Wooden pallets usually seen on loading docks are stacked as towers that define room-like spaces. Lengths of rebar, invisible within sidewalks and walls, become a viney forest that filters daylight above a twisting path.

 

This is the scene from Mexican-American artist Ruben Ochoa’s newest installation, which occupies most of the 10,000-square-foot Peter Farrell Gallery at the Museum of Contemporary Art San Diego’s downtown facility. The gallery is a former baggage warehouse at the back of the historical Mission Revival Santa Fe Depot (1915) designed by Bakewell & Brown. The artist employed his family to help with the installation over a two-week period.

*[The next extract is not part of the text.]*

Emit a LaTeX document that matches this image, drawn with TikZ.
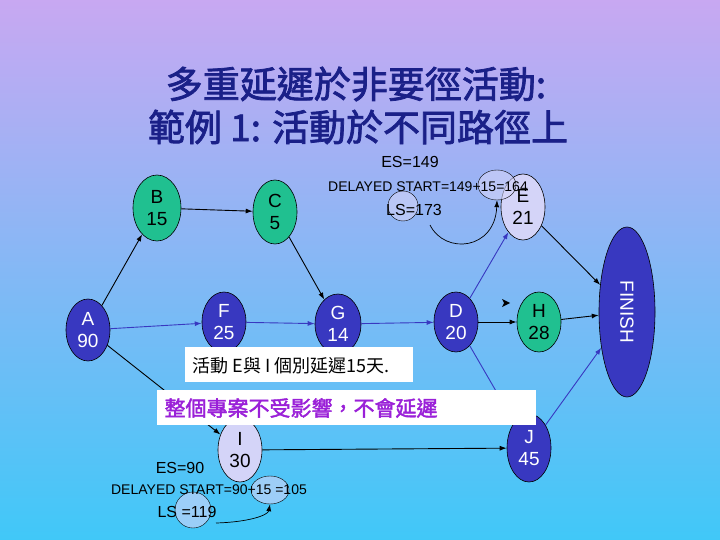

The space is divided by a white wall, with the pallet structures on one side and the rebar forms on the other. The gallery walls are mounted with graphite-and-rust paintings of grids of lines, some horizontal and vertical, others slanting in perspective.

Upon entering the gallery, the pallet forms come first. Stacks of them form towers as high as 40 or more, and the towers join together as walls, covered on the entry side with drywall. These white walls conceal intimate spaces behind, wrapped by the exposed edges of pallets. The pallets bear the faded names of their original owners: Fritolay, Shell, Toma-Tek, Barton, and others.

In the adjacent space, the snaky lengths of rebar angle overhead like spindly tree branches, tied together by twisted wires, anchored into holes drilled in the concrete floor. Slanting pallets rest atop the rebar “trees” like scattered fragments of Dorothy’s storm-twirled house. The rebar clusters define a serpentine path beneath them, from one end of the long space to the other.

At first one is struck by such monumental and energized forms from common, utilitarian materials, but time reveals a dialectic: blue collar/fine art, loading dock/gallery, laborer/curator, invisible/spectacular, anonymity/visibility. According to his introductory note, Ochoa hopes to elevate the everyday and unseen to the level of Richard Serra, Doris Salcedo, Louise Bourgeois, and Gordon Matta-Clark.

The exhibit reminds architects, planners, and others who shape the built environment that materials can have meaning even when they aren’t seen, that anonymous laborers are the ones truly responsible for the structures around us, and that common, often-invisible materials can be exposed and combined into thoughtful works of art.